Influenza or flu is a very infectious disease that is characterized by respiratory infection that can even lead to death if left untreated. There are other types of viral respiratory infections with milder symptoms, and an infected person can still resume his or her normal activity like going to work and school. However, with flu, symptoms are most of the time serious and will cause a person to stay in bed for a longer time. A flu infection can put a lot of stress on the body. This is the reason why health experts recommend the influenza vaccine.
A detrimental condition called superinfections that can happen to a person if he or she develops a bacterial infection alongside respiratory infection. When both serious health conditions occur at the same time, then it will overwhelm the lungs and the immune system as well. It can even lead to death for children and the elderly.
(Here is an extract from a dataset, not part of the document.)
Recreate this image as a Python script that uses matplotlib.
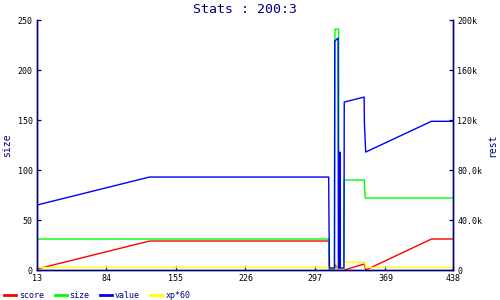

1. Who should acquire a vaccine for influenza?
Everyone is encouraged to have a flu shot from as early as 6 months old up to the elderly. It should be done every year as part of routine vaccination for children up to late adult age. It is important to get the vaccine as viruses that causes flu can change over time, so vaccines are updated to provide immunity.
Some people are at risk of developing complications from flu, so they are advised by doctors to get vaccines yearly or as needed. Pregnant women or women who are planning to have a baby should consider influenza vaccine. Also, elderly ages 65 older and children younger than two years of age are required to have a yearly dose of this vaccine. People suffering from a long term health condition such as cancer, diabetes, and asthma can benefit from this vaccine.
Aside from age and health conditions, the level of risk of an individual is also an important factor to consider for giving a flu vaccine. This is essential for all healthcare professionals as well as caregivers who are susceptible to getting infections.
2. Who should not acquire a vaccine for influenza?
Some factors may hinder you from getting a vaccine for the flu. Those children younger than 6 months must not be administered with the vaccine. Also, you need to get a doctor’s approval if you have an allergic reaction to egg or gelatine as this is an ingredient found in the vaccine. Also, conditions like Guillain-Barre Syndrome which is a known immune system disorder should ask for doctor’s approval. People who are currently sick should wait until their symptoms subside to get the flu shot.
3. Possible Side Effects
The side effect of the influenza vaccine is very mild and most of the time will go away untreated after a day or few. Side effects that a person may feel are not flu, but a reaction of the immune system to the vaccine. Some side effects are headache, muscle pain, stomach upset, swelling, and redness of the part where the shot was administered and fever. Serious side effect from the flu vaccine is rare and just like any medication, there is a very little chance that a person will develop an adverse reaction.
4. Types of Influenza Vaccine
The first is the flu shot which has an inactivated influenza virus that is injected deep into the skin muscle to stimulate the immune system to produce antibodies to fight the influenza virus. The vaccine is given by a certified healthcare professional in the form of an injection in the deltoid muscles located at the arm with the use of alcohol for sterilization.
Today, there are two types of this vaccine such as the trivalent that contains three virus strains and the quadrivalent with four virus strains. There are specialized vaccines for people ages 65 years old and older with a higher immune system response.
Aside from injection, there is a nasal-spray influenza vaccine that was first introduced in 2003. It has the same strain of viruses with the flu shot but differs because it contains weakened live viruses and it is administered through a nasal spray. It is advisable for people with a fear of needles or injections.